**The input**
....

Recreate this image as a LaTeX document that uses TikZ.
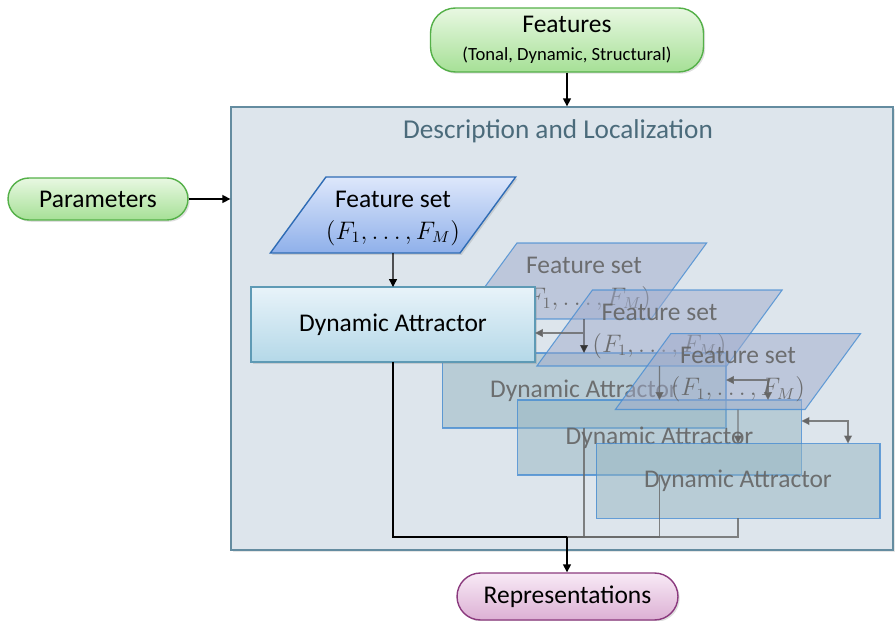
\documentclass[tikz,border=0pt]{standalone}
\usepackage{fontspec}
\setmainfont{Carlito}
\usetikzlibrary{arrows.meta, positioning, shapes.geometric, shadows}

\definecolor{BoxFill}{RGB}{221,229,236}
\definecolor{BoxEdge}{RGB}{100,140,160}
\definecolor{TitleGray}{RGB}{75,107,123}
\definecolor{PillTop}{RGB}{232,248,226}
\definecolor{PillBottom}{RGB}{166,224,150}
\definecolor{PillEdge}{RGB}{84,176,72}
\definecolor{FSTop}{RGB}{221,231,251}
\definecolor{FSBottom}{RGB}{143,176,234}
\definecolor{FSEdge}{RGB}{47,108,181}
\definecolor{DATop}{RGB}{232,243,249}
\definecolor{DABottom}{RGB}{180,216,232}
\definecolor{DAEdge}{RGB}{94,154,181}
\definecolor{ReprTop}{RGB}{248,234,246}
\definecolor{ReprBottom}{RGB}{220,176,212}
\definecolor{ReprEdge}{RGB}{139,58,126}
\definecolor{GhostFS}{RGB}{159,171,204}
\definecolor{GhostDA}{RGB}{149,181,194}
\definecolor{GhostEdge}{RGB}{70,140,210}
\definecolor{GhostText}{RGB}{100,100,100}

\begin{document}
\begin{tikzpicture}[x=0.02cm, y=-0.02cm]
        \tikzstyle{pill} = [rectangle, rounded corners=0.42cm, draw=PillEdge, line width=0.8pt, top color=PillTop, bottom color=PillBottom, font=\fontsize{14.5}{17}\selectfont, drop shadow={opacity=0.25, shadow xshift=1pt, shadow yshift=-1pt}]
        \tikzstyle{featset} = [trapezium, trapezium left angle=40.8, trapezium right angle=139.2, trapezium stretches body, minimum width=4.86cm, minimum height=1.52cm, inner sep=0pt, outer sep=0pt, text depth=0pt, align=center, font=\fontsize{14.5}{18}\selectfont]
        \tikzstyle{attractor} = [rectangle, minimum width=5.68cm, minimum height=1.5cm, outer sep=0pt, font=\fontsize{14.5}{17}\selectfont]
        \tikzstyle{mainfs} = [featset, draw=FSEdge, top color=FSTop, bottom color=FSBottom, line width=0.8pt, drop shadow={opacity=0.25, shadow xshift=1pt, shadow yshift=-1pt}]
        \tikzstyle{mainda} = [attractor, draw=DAEdge, top color=DATop, bottom color=DABottom, line width=0.8pt, drop shadow={opacity=0.25, shadow xshift=1pt, shadow yshift=-1pt}]
        \tikzstyle{ghostfs} = [featset, draw=GhostEdge, fill=GhostFS, fill opacity=0.5, draw opacity=0.8, text=GhostText, text opacity=0.9, line width=0.6pt]
        \tikzstyle{ghostda} = [attractor, draw=GhostEdge, fill=GhostDA, fill opacity=0.5, draw opacity=0.8, text=GhostText, text opacity=0.9, line width=0.6pt]
        \tikzstyle{arrow} = [-{Triangle[length=4.5pt, width=4.5pt]}, line width=0.8pt, black]
        \tikzstyle{ghostline} = [line width=0.6pt, draw=black!60, draw opacity=0.8]
        \tikzstyle{ghostarrow} = [ghostline, -{Triangle[length=4.5pt, width=4.5pt]}]
        \tikzstyle{ghostlink} = [ghostline, {Triangle[length=4.5pt, width=4.5pt]}-{Triangle[length=4.5pt, width=4.5pt]}]
        \newcommand{\fsmath}{{\fontsize{13.5}{18}\selectfont$(F_1,\ldots,F_M)$}}

        \useasboundingbox (0,0) rectangle (895,621);

        % Frame
        \node (frame) [rectangle, draw=BoxEdge, fill=BoxFill, line width=0.8pt, minimum width=13.24cm, minimum height=8.86cm, drop shadow={opacity=0.2, shadow xshift=1pt, shadow yshift=-1pt}] at (562,328.5) {};
        \node (title) [font=\fontsize{15.5}{18}\selectfont, text=TitleGray] at (558,131) {Description and Localization};

        % Inputs and output
        \node (features) [pill, minimum width=5.46cm, minimum height=1.28cm, rounded corners=0.5cm, align=center] at (567,40) {Features\\[-1pt]{\fontsize{10.6}{12}\selectfont(Tonal, Dynamic, Structural)}};
        \node (params) [pill, minimum width=3.6cm, minimum height=0.84cm] at (98,199) {Parameters};
        \node (repr) [pill, draw=ReprEdge, top color=ReprTop, bottom color=ReprBottom, minimum width=4.42cm, minimum height=0.94cm, rounded corners=0.47cm] at (567.5,596.5) {Representations};

        % Copies behind
        \node (da1) [ghostda] at (584,390.5) {Dynamic Attractor};
        \node (fs1) [ghostfs, above=0.68cm of da1] {Feature set\\\fsmath};
        \node (da2) [ghostda] at (659.5,437.5) {Dynamic Attractor};
        \node (fs2) [ghostfs, above=0.68cm of da2] {Feature set\\\fsmath};
        \node (da3) [ghostda] at (738,481) {Dynamic Attractor};
        \node (fs3) [ghostfs, above=0.68cm of da3] {Feature set\\\fsmath};

        \coordinate (merge) at (567,537);
        \coordinate (e1) at (583,333);
        \coordinate (e2) at (768,380);
        \coordinate (e3) at (848,421);

        \draw [ghostarrow, draw=black!80] (fs1) -- (da1);
        \draw [ghostarrow] (fs2) -- (da2);
        \draw [ghostarrow] (fs3) -- (da3);
        \draw [ghostline] (da1.south) |- (merge);
        \draw [ghostline] (da2.south) |- (merge);
        \draw [ghostline] (da3.south) |- (merge);
        \draw [ghostlink] (e2 -| da1.east) -| (e2 |- da2.north);
        \draw [ghostlink] (e3 -| da2.east) -| (e3 |- da3.north);

        % Main pair
        \node (da) [mainda] at (393,324.5) {Dynamic Attractor};
        \node (fs) [mainfs, above=0.68cm of da] {Feature set\\\fsmath};
        \draw [ghostarrow] (e1) -- (e1 -| da.east);

        % Arrows
        \draw [arrow] (features.south) -- (features.south |- frame.north);
        \draw [arrow] (params.east) -- (params.east -| frame.west);
        \draw [arrow] (fs) -- (da);
        \draw [line width=0.8pt] (da.south) |- (merge);
        \draw [arrow] (merge) -- (merge |- repr.north);
    \end{tikzpicture}
\end{document}
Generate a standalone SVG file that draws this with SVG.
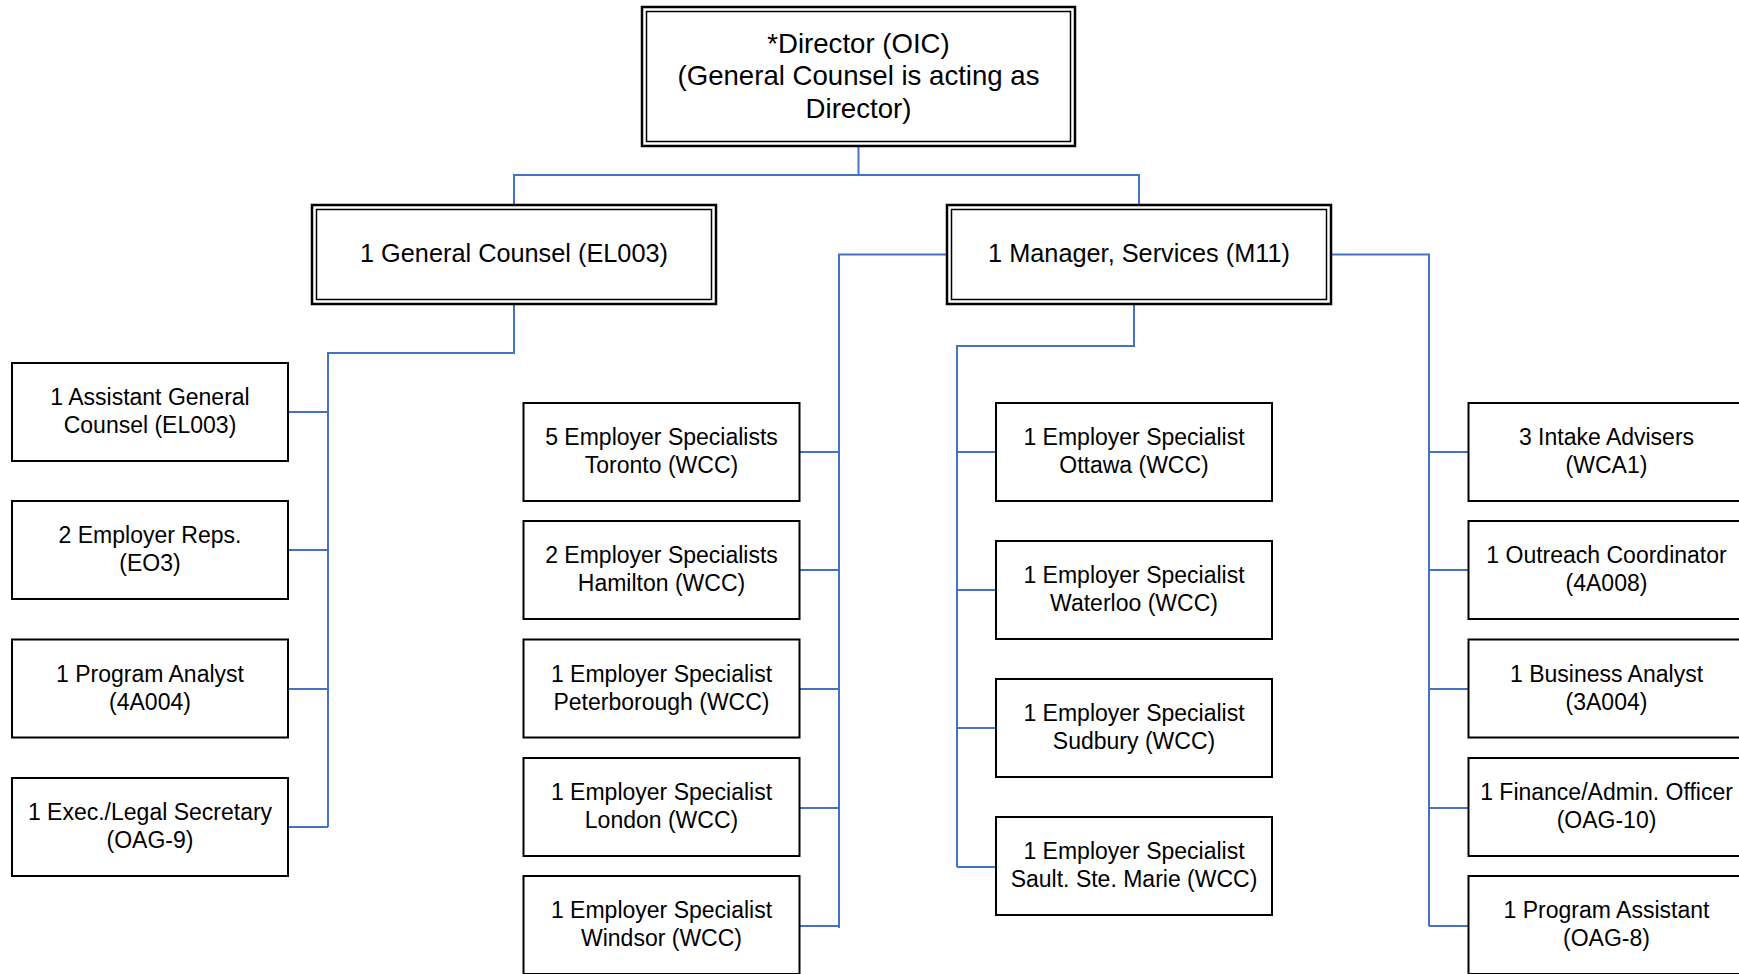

....

**Task prompt**
From the entries above, output every line exactly and omit any image.

**Written response**
Recreate this image as a LaTeX document that uses TikZ.
\documentclass[tikz,border=0pt]{standalone}
\usepackage{fontspec}
\setmainfont{Carlito}
\usetikzlibrary{arrows.meta, positioning, shapes.geometric, shadows}

\definecolor{BoxFill}{RGB}{221,229,236}
\definecolor{BoxEdge}{RGB}{100,140,160}
\definecolor{TitleGray}{RGB}{75,107,123}
\definecolor{PillTop}{RGB}{232,248,226}
\definecolor{PillBottom}{RGB}{166,224,150}
\definecolor{PillEdge}{RGB}{84,176,72}
\definecolor{FSTop}{RGB}{221,231,251}
\definecolor{FSBottom}{RGB}{143,176,234}
\definecolor{FSEdge}{RGB}{47,108,181}
\definecolor{DATop}{RGB}{232,243,249}
\definecolor{DABottom}{RGB}{180,216,232}
\definecolor{DAEdge}{RGB}{94,154,181}
\definecolor{ReprTop}{RGB}{248,234,246}
\definecolor{ReprBottom}{RGB}{220,176,212}
\definecolor{ReprEdge}{RGB}{139,58,126}
\definecolor{GhostFS}{RGB}{159,171,204}
\definecolor{GhostDA}{RGB}{149,181,194}
\definecolor{GhostEdge}{RGB}{70,140,210}
\definecolor{GhostText}{RGB}{100,100,100}

\begin{document}
\begin{tikzpicture}[x=0.02cm, y=-0.02cm]
        \tikzstyle{pill} = [rectangle, rounded corners=0.42cm, draw=PillEdge, line width=0.8pt, top color=PillTop, bottom color=PillBottom, font=\fontsize{14.5}{17}\selectfont, drop shadow={opacity=0.25, shadow xshift=1pt, shadow yshift=-1pt}]
        \tikzstyle{featset} = [trapezium, trapezium left angle=40.8, trapezium right angle=139.2, trapezium stretches body, minimum width=4.86cm, minimum height=1.52cm, inner sep=0pt, outer sep=0pt, text depth=0pt, align=center, font=\fontsize{14.5}{18}\selectfont]
        \tikzstyle{attractor} = [rectangle, minimum width=5.68cm, minimum height=1.5cm, outer sep=0pt, font=\fontsize{14.5}{17}\selectfont]
        \tikzstyle{mainfs} = [featset, draw=FSEdge, top color=FSTop, bottom color=FSBottom, line width=0.8pt, drop shadow={opacity=0.25, shadow xshift=1pt, shadow yshift=-1pt}]
        \tikzstyle{mainda} = [attractor, draw=DAEdge, top color=DATop, bottom color=DABottom, line width=0.8pt, drop shadow={opacity=0.25, shadow xshift=1pt, shadow yshift=-1pt}]
        \tikzstyle{ghostfs} = [featset, draw=GhostEdge, fill=GhostFS, fill opacity=0.5, draw opacity=0.8, text=GhostText, text opacity=0.9, line width=0.6pt]
        \tikzstyle{ghostda} = [attractor, draw=GhostEdge, fill=GhostDA, fill opacity=0.5, draw opacity=0.8, text=GhostText, text opacity=0.9, line width=0.6pt]
        \tikzstyle{arrow} = [-{Triangle[length=4.5pt, width=4.5pt]}, line width=0.8pt, black]
        \tikzstyle{ghostline} = [line width=0.6pt, draw=black!60, draw opacity=0.8]
        \tikzstyle{ghostarrow} = [ghostline, -{Triangle[length=4.5pt, width=4.5pt]}]
        \tikzstyle{ghostlink} = [ghostline, {Triangle[length=4.5pt, width=4.5pt]}-{Triangle[length=4.5pt, width=4.5pt]}]
        \newcommand{\fsmath}{{\fontsize{13.5}{18}\selectfont$(F_1,\ldots,F_M)$}}

        \useasboundingbox (0,0) rectangle (895,621);

        % Frame
        \node (frame) [rectangle, draw=BoxEdge, fill=BoxFill, line width=0.8pt, minimum width=13.24cm, minimum height=8.86cm, drop shadow={opacity=0.2, shadow xshift=1pt, shadow yshift=-1pt}] at (562,328.5) {};
        \node (title) [font=\fontsize{15.5}{18}\selectfont, text=TitleGray] at (558,131) {Description and Localization};

        % Inputs and output
        \node (features) [pill, minimum width=5.46cm, minimum height=1.28cm, rounded corners=0.5cm, align=center] at (567,40) {Features\\[-1pt]{\fontsize{10.6}{12}\selectfont(Tonal, Dynamic, Structural)}};
        \node (params) [pill, minimum width=3.6cm, minimum height=0.84cm] at (98,199) {Parameters};
        \node (repr) [pill, draw=ReprEdge, top color=ReprTop, bottom color=ReprBottom, minimum width=4.42cm, minimum height=0.94cm, rounded corners=0.47cm] at (567.5,596.5) {Representations};

        % Copies behind
        \node (da1) [ghostda] at (584,390.5) {Dynamic Attractor};
        \node (fs1) [ghostfs, above=0.68cm of da1] {Feature set\\\fsmath};
        \node (da2) [ghostda] at (659.5,437.5) {Dynamic Attractor};
        \node (fs2) [ghostfs, above=0.68cm of da2] {Feature set\\\fsmath};
        \node (da3) [ghostda] at (738,481) {Dynamic Attractor};
        \node (fs3) [ghostfs, above=0.68cm of da3] {Feature set\\\fsmath};

        \coordinate (merge) at (567,537);
        \coordinate (e1) at (583,333);
        \coordinate (e2) at (768,380);
        \coordinate (e3) at (848,421);

        \draw [ghostarrow, draw=black!80] (fs1) -- (da1);
        \draw [ghostarrow] (fs2) -- (da2);
        \draw [ghostarrow] (fs3) -- (da3);
        \draw [ghostline] (da1.south) |- (merge);
        \draw [ghostline] (da2.south) |- (merge);
        \draw [ghostline] (da3.south) |- (merge);
        \draw [ghostlink] (e2 -| da1.east) -| (e2 |- da2.north);
        \draw [ghostlink] (e3 -| da2.east) -| (e3 |- da3.north);

        % Main pair
        \node (da) [mainda] at (393,324.5) {Dynamic Attractor};
        \node (fs) [mainfs, above=0.68cm of da] {Feature set\\\fsmath};
        \draw [ghostarrow] (e1) -- (e1 -| da.east);

        % Arrows
        \draw [arrow] (features.south) -- (features.south |- frame.north);
        \draw [arrow] (params.east) -- (params.east -| frame.west);
        \draw [arrow] (fs) -- (da);
        \draw [line width=0.8pt] (da.south) |- (merge);
        \draw [arrow] (merge) -- (merge |- repr.north);
    \end{tikzpicture}
\end{document}
Generate a standalone SVG file that draws this with SVG.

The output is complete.